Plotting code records
⁂
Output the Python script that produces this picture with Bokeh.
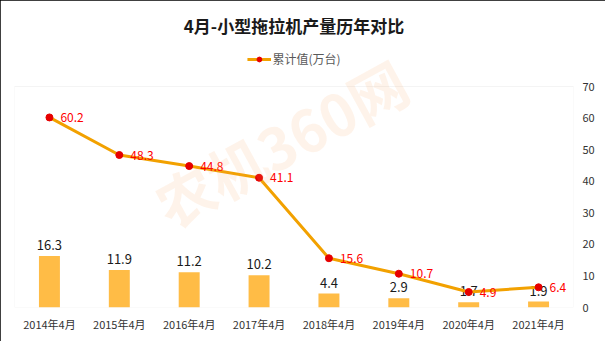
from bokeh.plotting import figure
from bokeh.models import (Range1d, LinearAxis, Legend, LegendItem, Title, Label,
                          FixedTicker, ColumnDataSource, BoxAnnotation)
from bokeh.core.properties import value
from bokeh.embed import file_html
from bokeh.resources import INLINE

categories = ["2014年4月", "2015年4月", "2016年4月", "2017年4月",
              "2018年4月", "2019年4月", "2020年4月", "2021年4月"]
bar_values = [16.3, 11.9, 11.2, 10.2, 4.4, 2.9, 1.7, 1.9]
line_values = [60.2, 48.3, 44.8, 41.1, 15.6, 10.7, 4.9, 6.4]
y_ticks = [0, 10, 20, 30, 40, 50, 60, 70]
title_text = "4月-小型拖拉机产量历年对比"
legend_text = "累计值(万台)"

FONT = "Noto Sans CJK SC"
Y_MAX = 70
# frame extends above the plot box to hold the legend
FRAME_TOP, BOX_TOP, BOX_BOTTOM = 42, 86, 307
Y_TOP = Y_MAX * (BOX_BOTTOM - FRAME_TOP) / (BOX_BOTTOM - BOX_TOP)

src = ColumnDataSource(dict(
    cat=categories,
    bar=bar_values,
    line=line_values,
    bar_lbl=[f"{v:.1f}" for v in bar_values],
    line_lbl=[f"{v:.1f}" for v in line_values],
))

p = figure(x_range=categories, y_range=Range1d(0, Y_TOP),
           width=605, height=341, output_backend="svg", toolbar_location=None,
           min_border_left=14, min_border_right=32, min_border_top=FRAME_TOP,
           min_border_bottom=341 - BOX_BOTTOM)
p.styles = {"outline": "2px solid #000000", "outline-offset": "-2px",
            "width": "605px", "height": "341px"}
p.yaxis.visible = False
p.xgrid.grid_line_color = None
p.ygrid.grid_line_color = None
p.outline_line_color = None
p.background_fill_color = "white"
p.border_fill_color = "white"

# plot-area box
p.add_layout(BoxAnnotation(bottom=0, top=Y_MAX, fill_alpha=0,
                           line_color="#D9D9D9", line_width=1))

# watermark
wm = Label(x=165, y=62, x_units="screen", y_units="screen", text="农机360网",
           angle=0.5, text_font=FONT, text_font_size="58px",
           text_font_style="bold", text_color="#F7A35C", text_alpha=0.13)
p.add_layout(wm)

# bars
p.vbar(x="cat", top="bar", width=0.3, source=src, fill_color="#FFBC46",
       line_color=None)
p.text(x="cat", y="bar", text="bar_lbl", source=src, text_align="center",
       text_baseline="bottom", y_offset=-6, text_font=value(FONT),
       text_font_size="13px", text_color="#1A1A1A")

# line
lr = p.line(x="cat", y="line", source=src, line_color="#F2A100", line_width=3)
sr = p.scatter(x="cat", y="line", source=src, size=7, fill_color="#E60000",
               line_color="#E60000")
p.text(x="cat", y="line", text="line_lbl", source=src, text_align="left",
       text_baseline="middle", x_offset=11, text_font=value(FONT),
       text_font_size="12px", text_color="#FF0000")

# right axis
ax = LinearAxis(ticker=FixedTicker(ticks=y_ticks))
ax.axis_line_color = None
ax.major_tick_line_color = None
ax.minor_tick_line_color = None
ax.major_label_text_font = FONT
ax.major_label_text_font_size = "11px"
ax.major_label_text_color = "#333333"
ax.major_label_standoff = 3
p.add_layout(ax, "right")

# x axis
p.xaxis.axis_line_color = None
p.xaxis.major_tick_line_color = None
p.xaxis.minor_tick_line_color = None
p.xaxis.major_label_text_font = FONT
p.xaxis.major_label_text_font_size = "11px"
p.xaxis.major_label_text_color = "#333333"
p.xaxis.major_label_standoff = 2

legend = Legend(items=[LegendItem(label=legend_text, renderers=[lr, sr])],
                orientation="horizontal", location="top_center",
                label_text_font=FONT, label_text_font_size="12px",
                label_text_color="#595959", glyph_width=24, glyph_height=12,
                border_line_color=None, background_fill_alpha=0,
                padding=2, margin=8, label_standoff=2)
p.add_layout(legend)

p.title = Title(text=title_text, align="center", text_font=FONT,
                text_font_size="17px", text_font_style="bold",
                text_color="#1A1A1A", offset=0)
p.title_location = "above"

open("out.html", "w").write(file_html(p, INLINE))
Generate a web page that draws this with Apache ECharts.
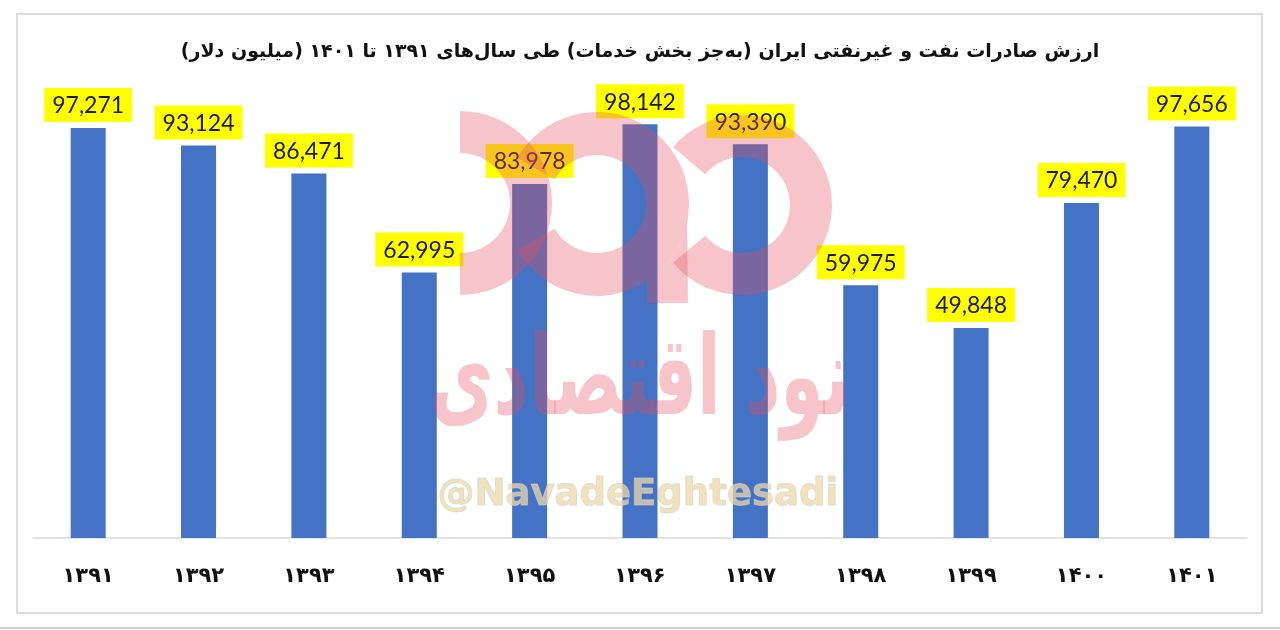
⁂
#### [What the task requires]
Reproduce the material above in full and without alteration, but skip all pictures.

#### [Answer to the problem]
Output the Python script that produces this picture with Bokeh.
from bokeh.plotting import figure
from bokeh.models import (Range1d, LinearAxis, Legend, LegendItem, Title, Label,
                          FixedTicker, ColumnDataSource, BoxAnnotation)
from bokeh.core.properties import value
from bokeh.embed import file_html
from bokeh.resources import INLINE

categories = ["2014年4月", "2015年4月", "2016年4月", "2017年4月",
              "2018年4月", "2019年4月", "2020年4月", "2021年4月"]
bar_values = [16.3, 11.9, 11.2, 10.2, 4.4, 2.9, 1.7, 1.9]
line_values = [60.2, 48.3, 44.8, 41.1, 15.6, 10.7, 4.9, 6.4]
y_ticks = [0, 10, 20, 30, 40, 50, 60, 70]
title_text = "4月-小型拖拉机产量历年对比"
legend_text = "累计值(万台)"

FONT = "Noto Sans CJK SC"
Y_MAX = 70
# frame extends above the plot box to hold the legend
FRAME_TOP, BOX_TOP, BOX_BOTTOM = 42, 86, 307
Y_TOP = Y_MAX * (BOX_BOTTOM - FRAME_TOP) / (BOX_BOTTOM - BOX_TOP)

src = ColumnDataSource(dict(
    cat=categories,
    bar=bar_values,
    line=line_values,
    bar_lbl=[f"{v:.1f}" for v in bar_values],
    line_lbl=[f"{v:.1f}" for v in line_values],
))

p = figure(x_range=categories, y_range=Range1d(0, Y_TOP),
           width=605, height=341, output_backend="svg", toolbar_location=None,
           min_border_left=14, min_border_right=32, min_border_top=FRAME_TOP,
           min_border_bottom=341 - BOX_BOTTOM)
p.styles = {"outline": "2px solid #000000", "outline-offset": "-2px",
            "width": "605px", "height": "341px"}
p.yaxis.visible = False
p.xgrid.grid_line_color = None
p.ygrid.grid_line_color = None
p.outline_line_color = None
p.background_fill_color = "white"
p.border_fill_color = "white"

# plot-area box
p.add_layout(BoxAnnotation(bottom=0, top=Y_MAX, fill_alpha=0,
                           line_color="#D9D9D9", line_width=1))

# watermark
wm = Label(x=165, y=62, x_units="screen", y_units="screen", text="农机360网",
           angle=0.5, text_font=FONT, text_font_size="58px",
           text_font_style="bold", text_color="#F7A35C", text_alpha=0.13)
p.add_layout(wm)

# bars
p.vbar(x="cat", top="bar", width=0.3, source=src, fill_color="#FFBC46",
       line_color=None)
p.text(x="cat", y="bar", text="bar_lbl", source=src, text_align="center",
       text_baseline="bottom", y_offset=-6, text_font=value(FONT),
       text_font_size="13px", text_color="#1A1A1A")

# line
lr = p.line(x="cat", y="line", source=src, line_color="#F2A100", line_width=3)
sr = p.scatter(x="cat", y="line", source=src, size=7, fill_color="#E60000",
               line_color="#E60000")
p.text(x="cat", y="line", text="line_lbl", source=src, text_align="left",
       text_baseline="middle", x_offset=11, text_font=value(FONT),
       text_font_size="12px", text_color="#FF0000")

# right axis
ax = LinearAxis(ticker=FixedTicker(ticks=y_ticks))
ax.axis_line_color = None
ax.major_tick_line_color = None
ax.minor_tick_line_color = None
ax.major_label_text_font = FONT
ax.major_label_text_font_size = "11px"
ax.major_label_text_color = "#333333"
ax.major_label_standoff = 3
p.add_layout(ax, "right")

# x axis
p.xaxis.axis_line_color = None
p.xaxis.major_tick_line_color = None
p.xaxis.minor_tick_line_color = None
p.xaxis.major_label_text_font = FONT
p.xaxis.major_label_text_font_size = "11px"
p.xaxis.major_label_text_color = "#333333"
p.xaxis.major_label_standoff = 2

legend = Legend(items=[LegendItem(label=legend_text, renderers=[lr, sr])],
                orientation="horizontal", location="top_center",
                label_text_font=FONT, label_text_font_size="12px",
                label_text_color="#595959", glyph_width=24, glyph_height=12,
                border_line_color=None, background_fill_alpha=0,
                padding=2, margin=8, label_standoff=2)
p.add_layout(legend)

p.title = Title(text=title_text, align="center", text_font=FONT,
                text_font_size="17px", text_font_style="bold",
                text_color="#1A1A1A", offset=0)
p.title_location = "above"

open("out.html", "w").write(file_html(p, INLINE))
Generate a web page that draws this with Apache ECharts.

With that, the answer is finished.